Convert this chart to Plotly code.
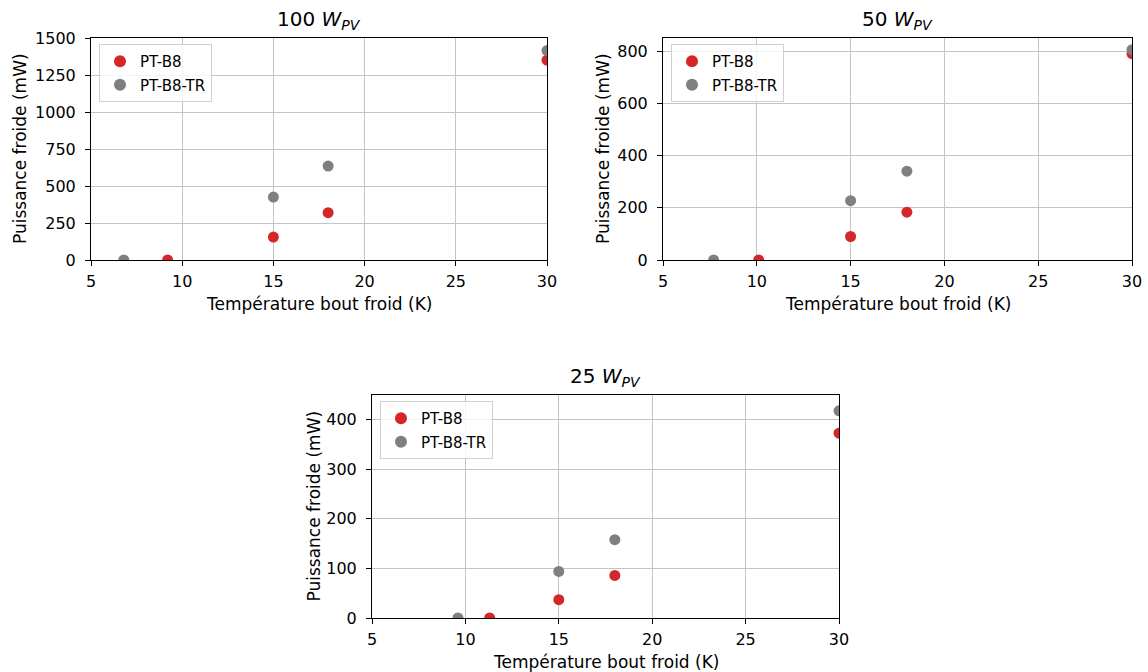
import plotly.graph_objects as go

# ---- data ----
temps_b8_100 = [9.2, 15, 18, 30]
power_b8_100 = [0, 155, 320, 1350]
temps_tr_100 = [6.8, 15, 18, 30]
power_tr_100 = [0, 425, 635, 1415]

temps_b8_50 = [10.1, 15, 18, 30]
power_b8_50 = [0, 90, 183, 790]
temps_tr_50 = [7.7, 15, 18, 30]
power_tr_50 = [0, 227, 340, 805]

temps_b8_25 = [11.3, 15, 18, 30]
power_b8_25 = [0, 37, 86, 373]
temps_tr_25 = [9.6, 15, 18, 30]
power_tr_25 = [0, 94, 158, 418]

titles = ["100", "50", "25"]
series_names = ["PT-B8", "PT-B8-TR"]
x_ticks = [5, 10, 15, 20, 25, 30]
y_ticks_100 = [0, 250, 500, 750, 1000, 1250, 1500]
y_ticks_50 = [0, 200, 400, 600, 800]
y_ticks_25 = [0, 100, 200, 300, 400]

RED = "#d62728"
GRAY = "#7f7f7f"
FONT = "DejaVu Sans"
W, H = 1148, 672

panels = [
    dict(b8=(temps_b8_100, power_b8_100), tr=(temps_tr_100, power_tr_100),
         yr=[0, 1500], yt=y_ticks_100, px=(91, 547), py=(38, 260), title=titles[0], yl=71),
    dict(b8=(temps_b8_50, power_b8_50), tr=(temps_tr_50, power_tr_50),
         yr=[0, 850], yt=y_ticks_50, px=(663, 1132), py=(38, 260), title=titles[1], yl=60),
    dict(b8=(temps_b8_25, power_b8_25), tr=(temps_tr_25, power_tr_25),
         yr=[0, 450], yt=y_ticks_25, px=(372, 839), py=(395, 618), title=titles[2], yl=59),
]

fig = go.Figure()
annotations = []
layout = {}

for i, p in enumerate(panels, start=1):
    sfx = "" if i == 1 else str(i)
    leg = "legend" if i == 1 else f"legend{i}"
    for name, key, col in [(series_names[0], "b8", RED), (series_names[1], "tr", GRAY)]:
        fig.add_trace(go.Scatter(
            x=p[key][0], y=p[key][1], mode="markers", name=name,
            marker=dict(color=col, size=11, line=dict(width=0)),
            xaxis="x" + sfx, yaxis="y" + sfx, legend=leg, cliponaxis=True,
            legendgroup=f"{key}{i}",
        ))
    x0, x1 = p["px"]
    y0, y1 = p["py"]
    common = dict(showline=True, linecolor="black", linewidth=1, mirror=True,
                  ticks="outside", ticklen=5, tickcolor="black",
                  showgrid=True, gridcolor="#c4c4c4", gridwidth=1,
                  zeroline=False, automargin=False,
                  tickfont=dict(family=FONT, size=16, color="black"))
    layout["xaxis" + sfx] = dict(domain=[x0 / W, x1 / W], range=[5, 30],
                                 tickvals=x_ticks, anchor="y" + sfx,
                                 ticklabelstandoff=2, **common)
    layout["yaxis" + sfx] = dict(domain=[1 - y1 / H, 1 - y0 / H], range=p["yr"],
                                 tickvals=p["yt"], anchor="x" + sfx,
                                 ticklabelstandoff=6, **common)
    layout[leg] = dict(x=(x0 + 8) / W, y=1 - (y0 + 6) / H, xanchor="left", yanchor="top",
                       bgcolor="rgba(255,255,255,0.8)", bordercolor="#d0d0d0", borderwidth=1,
                       font=dict(family=FONT, size=15, color="black"),
                       itemsizing="constant", tracegroupgap=1)
    cx = (x0 + x1) / 2
    annotations.append(dict(text=f"{p['title']} <i>W</i><sub><i>PV</i></sub>",
                            x=cx / W, y=1 - (y0 - 18) / H, xref="paper", yref="paper",
                            showarrow=False, font=dict(family=FONT, size=20, color="black"),
                            xanchor="center", yanchor="middle"))
    annotations.append(dict(text="Température bout froid (K)",
                            x=cx / W, y=1 - (y1 + 44) / H, xref="paper", yref="paper",
                            showarrow=False, font=dict(family=FONT, size=17, color="black"),
                            xanchor="center", yanchor="middle"))
    annotations.append(dict(text="Puissance froide (mW)", textangle=-90,
                            x=(x0 - p["yl"]) / W, y=1 - ((y0 + y1) / 2) / H, xref="paper", yref="paper",
                            showarrow=False, font=dict(family=FONT, size=17, color="black"),
                            xanchor="center", yanchor="middle"))

fig.update_layout(**layout)
fig.update_layout(width=W, height=H, margin=dict(l=0, r=0, t=0, b=0),
                  plot_bgcolor="white", paper_bgcolor="white",
                  font=dict(family=FONT, color="black"),
                  annotations=annotations, showlegend=True)
fig.write_html("out.html", config={"displayModeBar": False},
               post_script="document.body.style.margin='0px';")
──────────
» **What to produce**
Repeat the material above in full and exactly, omitting the pictures.

» **Task output**
Convert this chart to Plotly code.
import plotly.graph_objects as go

# ---- data ----
temps_b8_100 = [9.2, 15, 18, 30]
power_b8_100 = [0, 155, 320, 1350]
temps_tr_100 = [6.8, 15, 18, 30]
power_tr_100 = [0, 425, 635, 1415]

temps_b8_50 = [10.1, 15, 18, 30]
power_b8_50 = [0, 90, 183, 790]
temps_tr_50 = [7.7, 15, 18, 30]
power_tr_50 = [0, 227, 340, 805]

temps_b8_25 = [11.3, 15, 18, 30]
power_b8_25 = [0, 37, 86, 373]
temps_tr_25 = [9.6, 15, 18, 30]
power_tr_25 = [0, 94, 158, 418]

titles = ["100", "50", "25"]
series_names = ["PT-B8", "PT-B8-TR"]
x_ticks = [5, 10, 15, 20, 25, 30]
y_ticks_100 = [0, 250, 500, 750, 1000, 1250, 1500]
y_ticks_50 = [0, 200, 400, 600, 800]
y_ticks_25 = [0, 100, 200, 300, 400]

RED = "#d62728"
GRAY = "#7f7f7f"
FONT = "DejaVu Sans"
W, H = 1148, 672

panels = [
    dict(b8=(temps_b8_100, power_b8_100), tr=(temps_tr_100, power_tr_100),
         yr=[0, 1500], yt=y_ticks_100, px=(91, 547), py=(38, 260), title=titles[0], yl=71),
    dict(b8=(temps_b8_50, power_b8_50), tr=(temps_tr_50, power_tr_50),
         yr=[0, 850], yt=y_ticks_50, px=(663, 1132), py=(38, 260), title=titles[1], yl=60),
    dict(b8=(temps_b8_25, power_b8_25), tr=(temps_tr_25, power_tr_25),
         yr=[0, 450], yt=y_ticks_25, px=(372, 839), py=(395, 618), title=titles[2], yl=59),
]

fig = go.Figure()
annotations = []
layout = {}

for i, p in enumerate(panels, start=1):
    sfx = "" if i == 1 else str(i)
    leg = "legend" if i == 1 else f"legend{i}"
    for name, key, col in [(series_names[0], "b8", RED), (series_names[1], "tr", GRAY)]:
        fig.add_trace(go.Scatter(
            x=p[key][0], y=p[key][1], mode="markers", name=name,
            marker=dict(color=col, size=11, line=dict(width=0)),
            xaxis="x" + sfx, yaxis="y" + sfx, legend=leg, cliponaxis=True,
            legendgroup=f"{key}{i}",
        ))
    x0, x1 = p["px"]
    y0, y1 = p["py"]
    common = dict(showline=True, linecolor="black", linewidth=1, mirror=True,
                  ticks="outside", ticklen=5, tickcolor="black",
                  showgrid=True, gridcolor="#c4c4c4", gridwidth=1,
                  zeroline=False, automargin=False,
                  tickfont=dict(family=FONT, size=16, color="black"))
    layout["xaxis" + sfx] = dict(domain=[x0 / W, x1 / W], range=[5, 30],
                                 tickvals=x_ticks, anchor="y" + sfx,
                                 ticklabelstandoff=2, **common)
    layout["yaxis" + sfx] = dict(domain=[1 - y1 / H, 1 - y0 / H], range=p["yr"],
                                 tickvals=p["yt"], anchor="x" + sfx,
                                 ticklabelstandoff=6, **common)
    layout[leg] = dict(x=(x0 + 8) / W, y=1 - (y0 + 6) / H, xanchor="left", yanchor="top",
                       bgcolor="rgba(255,255,255,0.8)", bordercolor="#d0d0d0", borderwidth=1,
                       font=dict(family=FONT, size=15, color="black"),
                       itemsizing="constant", tracegroupgap=1)
    cx = (x0 + x1) / 2
    annotations.append(dict(text=f"{p['title']} <i>W</i><sub><i>PV</i></sub>",
                            x=cx / W, y=1 - (y0 - 18) / H, xref="paper", yref="paper",
                            showarrow=False, font=dict(family=FONT, size=20, color="black"),
                            xanchor="center", yanchor="middle"))
    annotations.append(dict(text="Température bout froid (K)",
                            x=cx / W, y=1 - (y1 + 44) / H, xref="paper", yref="paper",
                            showarrow=False, font=dict(family=FONT, size=17, color="black"),
                            xanchor="center", yanchor="middle"))
    annotations.append(dict(text="Puissance froide (mW)", textangle=-90,
                            x=(x0 - p["yl"]) / W, y=1 - ((y0 + y1) / 2) / H, xref="paper", yref="paper",
                            showarrow=False, font=dict(family=FONT, size=17, color="black"),
                            xanchor="center", yanchor="middle"))

fig.update_layout(**layout)
fig.update_layout(width=W, height=H, margin=dict(l=0, r=0, t=0, b=0),
                  plot_bgcolor="white", paper_bgcolor="white",
                  font=dict(family=FONT, color="black"),
                  annotations=annotations, showlegend=True)
fig.write_html("out.html", config={"displayModeBar": False},
               post_script="document.body.style.margin='0px';")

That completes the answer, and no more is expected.